- _Data segment_
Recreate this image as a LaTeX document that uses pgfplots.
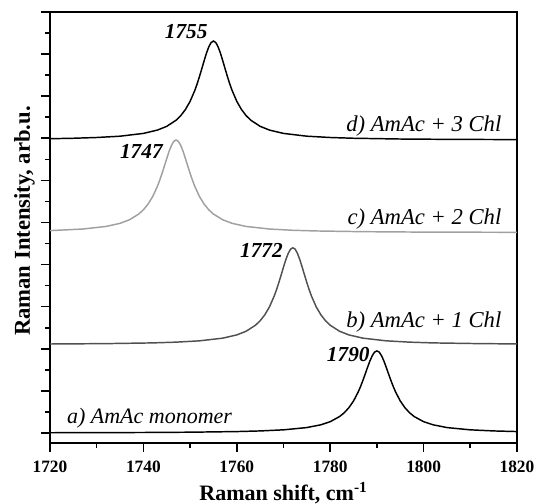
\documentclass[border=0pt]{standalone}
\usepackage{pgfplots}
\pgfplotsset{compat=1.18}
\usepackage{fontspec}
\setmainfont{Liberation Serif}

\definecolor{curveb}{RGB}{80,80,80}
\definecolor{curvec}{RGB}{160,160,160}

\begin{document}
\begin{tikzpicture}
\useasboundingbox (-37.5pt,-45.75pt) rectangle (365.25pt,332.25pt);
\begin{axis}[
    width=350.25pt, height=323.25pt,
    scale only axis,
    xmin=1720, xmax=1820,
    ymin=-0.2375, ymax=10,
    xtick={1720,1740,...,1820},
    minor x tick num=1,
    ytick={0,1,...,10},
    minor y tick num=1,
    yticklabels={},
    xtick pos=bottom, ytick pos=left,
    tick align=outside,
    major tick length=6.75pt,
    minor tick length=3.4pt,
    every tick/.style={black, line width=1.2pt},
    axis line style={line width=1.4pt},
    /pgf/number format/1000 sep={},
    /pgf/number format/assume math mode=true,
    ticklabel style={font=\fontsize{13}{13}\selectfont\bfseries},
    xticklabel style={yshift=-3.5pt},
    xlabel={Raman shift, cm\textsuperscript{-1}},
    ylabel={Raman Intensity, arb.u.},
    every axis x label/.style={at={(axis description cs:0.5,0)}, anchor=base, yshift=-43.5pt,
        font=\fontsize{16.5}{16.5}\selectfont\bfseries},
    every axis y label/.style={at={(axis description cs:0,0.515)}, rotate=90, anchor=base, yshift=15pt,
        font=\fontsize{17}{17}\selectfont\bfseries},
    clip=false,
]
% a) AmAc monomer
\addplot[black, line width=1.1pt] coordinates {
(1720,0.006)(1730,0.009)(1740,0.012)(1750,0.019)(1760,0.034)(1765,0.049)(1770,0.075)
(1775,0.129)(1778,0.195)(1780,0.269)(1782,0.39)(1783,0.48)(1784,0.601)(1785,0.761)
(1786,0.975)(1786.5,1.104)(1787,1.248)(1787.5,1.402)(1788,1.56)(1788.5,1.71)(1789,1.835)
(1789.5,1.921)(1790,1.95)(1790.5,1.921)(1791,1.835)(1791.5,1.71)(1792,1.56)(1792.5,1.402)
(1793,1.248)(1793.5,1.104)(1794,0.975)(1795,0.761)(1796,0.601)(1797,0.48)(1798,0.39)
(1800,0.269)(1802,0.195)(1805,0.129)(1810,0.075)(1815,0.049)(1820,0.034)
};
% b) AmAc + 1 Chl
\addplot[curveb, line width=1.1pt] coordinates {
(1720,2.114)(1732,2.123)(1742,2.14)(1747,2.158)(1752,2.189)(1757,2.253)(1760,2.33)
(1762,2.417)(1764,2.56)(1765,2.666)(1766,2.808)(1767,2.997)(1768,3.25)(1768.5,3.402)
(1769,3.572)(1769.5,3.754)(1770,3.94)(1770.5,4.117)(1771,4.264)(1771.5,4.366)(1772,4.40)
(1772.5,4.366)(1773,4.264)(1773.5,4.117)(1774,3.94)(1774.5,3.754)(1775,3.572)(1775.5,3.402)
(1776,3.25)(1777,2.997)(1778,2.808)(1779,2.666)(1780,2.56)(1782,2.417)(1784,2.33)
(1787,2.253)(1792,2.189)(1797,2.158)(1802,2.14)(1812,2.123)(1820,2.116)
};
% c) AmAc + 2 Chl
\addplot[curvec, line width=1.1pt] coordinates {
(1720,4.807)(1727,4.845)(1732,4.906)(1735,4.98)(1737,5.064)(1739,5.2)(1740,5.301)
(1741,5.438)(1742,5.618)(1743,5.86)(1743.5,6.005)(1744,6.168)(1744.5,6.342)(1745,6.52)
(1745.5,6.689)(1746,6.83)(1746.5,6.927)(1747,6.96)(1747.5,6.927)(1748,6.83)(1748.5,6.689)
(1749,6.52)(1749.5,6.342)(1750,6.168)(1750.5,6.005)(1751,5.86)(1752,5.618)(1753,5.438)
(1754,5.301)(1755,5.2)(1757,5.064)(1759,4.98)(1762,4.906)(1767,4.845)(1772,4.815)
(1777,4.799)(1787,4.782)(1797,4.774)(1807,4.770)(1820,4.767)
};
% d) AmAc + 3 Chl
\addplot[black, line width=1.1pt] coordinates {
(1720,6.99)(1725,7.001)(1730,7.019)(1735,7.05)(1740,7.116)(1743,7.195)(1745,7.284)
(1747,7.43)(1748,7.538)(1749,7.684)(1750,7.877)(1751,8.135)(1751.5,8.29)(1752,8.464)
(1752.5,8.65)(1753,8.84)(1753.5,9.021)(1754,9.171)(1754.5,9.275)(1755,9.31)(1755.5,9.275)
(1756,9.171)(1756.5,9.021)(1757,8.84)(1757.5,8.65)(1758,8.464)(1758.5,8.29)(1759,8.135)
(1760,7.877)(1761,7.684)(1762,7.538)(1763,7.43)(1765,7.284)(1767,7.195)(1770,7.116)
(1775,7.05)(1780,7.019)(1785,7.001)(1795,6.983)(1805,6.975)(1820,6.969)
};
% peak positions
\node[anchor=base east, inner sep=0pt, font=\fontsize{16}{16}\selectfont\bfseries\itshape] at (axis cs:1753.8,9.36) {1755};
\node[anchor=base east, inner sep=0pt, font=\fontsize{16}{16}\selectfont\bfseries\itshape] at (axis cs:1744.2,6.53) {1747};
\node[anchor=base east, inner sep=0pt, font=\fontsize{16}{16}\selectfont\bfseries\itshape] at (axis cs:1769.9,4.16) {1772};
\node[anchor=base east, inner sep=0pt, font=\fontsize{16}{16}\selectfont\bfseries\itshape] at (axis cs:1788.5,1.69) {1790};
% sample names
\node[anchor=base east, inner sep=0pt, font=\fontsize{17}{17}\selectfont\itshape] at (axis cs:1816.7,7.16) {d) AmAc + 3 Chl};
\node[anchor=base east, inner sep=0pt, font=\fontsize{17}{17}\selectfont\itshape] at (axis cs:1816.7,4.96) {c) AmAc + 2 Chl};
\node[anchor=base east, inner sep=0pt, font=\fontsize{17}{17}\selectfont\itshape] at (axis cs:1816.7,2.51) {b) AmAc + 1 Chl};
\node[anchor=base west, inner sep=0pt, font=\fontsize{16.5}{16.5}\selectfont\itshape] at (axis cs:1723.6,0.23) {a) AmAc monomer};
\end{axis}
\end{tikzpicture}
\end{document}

- _Work instructions_
Ignore the images and quote every line of the listing exactly.

- _Problem solution_
Recreate this image as a LaTeX document that uses pgfplots.
\documentclass[border=0pt]{standalone}
\usepackage{pgfplots}
\pgfplotsset{compat=1.18}
\usepackage{fontspec}
\setmainfont{Liberation Serif}

\definecolor{curveb}{RGB}{80,80,80}
\definecolor{curvec}{RGB}{160,160,160}

\begin{document}
\begin{tikzpicture}
\useasboundingbox (-37.5pt,-45.75pt) rectangle (365.25pt,332.25pt);
\begin{axis}[
    width=350.25pt, height=323.25pt,
    scale only axis,
    xmin=1720, xmax=1820,
    ymin=-0.2375, ymax=10,
    xtick={1720,1740,...,1820},
    minor x tick num=1,
    ytick={0,1,...,10},
    minor y tick num=1,
    yticklabels={},
    xtick pos=bottom, ytick pos=left,
    tick align=outside,
    major tick length=6.75pt,
    minor tick length=3.4pt,
    every tick/.style={black, line width=1.2pt},
    axis line style={line width=1.4pt},
    /pgf/number format/1000 sep={},
    /pgf/number format/assume math mode=true,
    ticklabel style={font=\fontsize{13}{13}\selectfont\bfseries},
    xticklabel style={yshift=-3.5pt},
    xlabel={Raman shift, cm\textsuperscript{-1}},
    ylabel={Raman Intensity, arb.u.},
    every axis x label/.style={at={(axis description cs:0.5,0)}, anchor=base, yshift=-43.5pt,
        font=\fontsize{16.5}{16.5}\selectfont\bfseries},
    every axis y label/.style={at={(axis description cs:0,0.515)}, rotate=90, anchor=base, yshift=15pt,
        font=\fontsize{17}{17}\selectfont\bfseries},
    clip=false,
]
% a) AmAc monomer
\addplot[black, line width=1.1pt] coordinates {
(1720,0.006)(1730,0.009)(1740,0.012)(1750,0.019)(1760,0.034)(1765,0.049)(1770,0.075)
(1775,0.129)(1778,0.195)(1780,0.269)(1782,0.39)(1783,0.48)(1784,0.601)(1785,0.761)
(1786,0.975)(1786.5,1.104)(1787,1.248)(1787.5,1.402)(1788,1.56)(1788.5,1.71)(1789,1.835)
(1789.5,1.921)(1790,1.95)(1790.5,1.921)(1791,1.835)(1791.5,1.71)(1792,1.56)(1792.5,1.402)
(1793,1.248)(1793.5,1.104)(1794,0.975)(1795,0.761)(1796,0.601)(1797,0.48)(1798,0.39)
(1800,0.269)(1802,0.195)(1805,0.129)(1810,0.075)(1815,0.049)(1820,0.034)
};
% b) AmAc + 1 Chl
\addplot[curveb, line width=1.1pt] coordinates {
(1720,2.114)(1732,2.123)(1742,2.14)(1747,2.158)(1752,2.189)(1757,2.253)(1760,2.33)
(1762,2.417)(1764,2.56)(1765,2.666)(1766,2.808)(1767,2.997)(1768,3.25)(1768.5,3.402)
(1769,3.572)(1769.5,3.754)(1770,3.94)(1770.5,4.117)(1771,4.264)(1771.5,4.366)(1772,4.40)
(1772.5,4.366)(1773,4.264)(1773.5,4.117)(1774,3.94)(1774.5,3.754)(1775,3.572)(1775.5,3.402)
(1776,3.25)(1777,2.997)(1778,2.808)(1779,2.666)(1780,2.56)(1782,2.417)(1784,2.33)
(1787,2.253)(1792,2.189)(1797,2.158)(1802,2.14)(1812,2.123)(1820,2.116)
};
% c) AmAc + 2 Chl
\addplot[curvec, line width=1.1pt] coordinates {
(1720,4.807)(1727,4.845)(1732,4.906)(1735,4.98)(1737,5.064)(1739,5.2)(1740,5.301)
(1741,5.438)(1742,5.618)(1743,5.86)(1743.5,6.005)(1744,6.168)(1744.5,6.342)(1745,6.52)
(1745.5,6.689)(1746,6.83)(1746.5,6.927)(1747,6.96)(1747.5,6.927)(1748,6.83)(1748.5,6.689)
(1749,6.52)(1749.5,6.342)(1750,6.168)(1750.5,6.005)(1751,5.86)(1752,5.618)(1753,5.438)
(1754,5.301)(1755,5.2)(1757,5.064)(1759,4.98)(1762,4.906)(1767,4.845)(1772,4.815)
(1777,4.799)(1787,4.782)(1797,4.774)(1807,4.770)(1820,4.767)
};
% d) AmAc + 3 Chl
\addplot[black, line width=1.1pt] coordinates {
(1720,6.99)(1725,7.001)(1730,7.019)(1735,7.05)(1740,7.116)(1743,7.195)(1745,7.284)
(1747,7.43)(1748,7.538)(1749,7.684)(1750,7.877)(1751,8.135)(1751.5,8.29)(1752,8.464)
(1752.5,8.65)(1753,8.84)(1753.5,9.021)(1754,9.171)(1754.5,9.275)(1755,9.31)(1755.5,9.275)
(1756,9.171)(1756.5,9.021)(1757,8.84)(1757.5,8.65)(1758,8.464)(1758.5,8.29)(1759,8.135)
(1760,7.877)(1761,7.684)(1762,7.538)(1763,7.43)(1765,7.284)(1767,7.195)(1770,7.116)
(1775,7.05)(1780,7.019)(1785,7.001)(1795,6.983)(1805,6.975)(1820,6.969)
};
% peak positions
\node[anchor=base east, inner sep=0pt, font=\fontsize{16}{16}\selectfont\bfseries\itshape] at (axis cs:1753.8,9.36) {1755};
\node[anchor=base east, inner sep=0pt, font=\fontsize{16}{16}\selectfont\bfseries\itshape] at (axis cs:1744.2,6.53) {1747};
\node[anchor=base east, inner sep=0pt, font=\fontsize{16}{16}\selectfont\bfseries\itshape] at (axis cs:1769.9,4.16) {1772};
\node[anchor=base east, inner sep=0pt, font=\fontsize{16}{16}\selectfont\bfseries\itshape] at (axis cs:1788.5,1.69) {1790};
% sample names
\node[anchor=base east, inner sep=0pt, font=\fontsize{17}{17}\selectfont\itshape] at (axis cs:1816.7,7.16) {d) AmAc + 3 Chl};
\node[anchor=base east, inner sep=0pt, font=\fontsize{17}{17}\selectfont\itshape] at (axis cs:1816.7,4.96) {c) AmAc + 2 Chl};
\node[anchor=base east, inner sep=0pt, font=\fontsize{17}{17}\selectfont\itshape] at (axis cs:1816.7,2.51) {b) AmAc + 1 Chl};
\node[anchor=base west, inner sep=0pt, font=\fontsize{16.5}{16.5}\selectfont\itshape] at (axis cs:1723.6,0.23) {a) AmAc monomer};
\end{axis}
\end{tikzpicture}
\end{document}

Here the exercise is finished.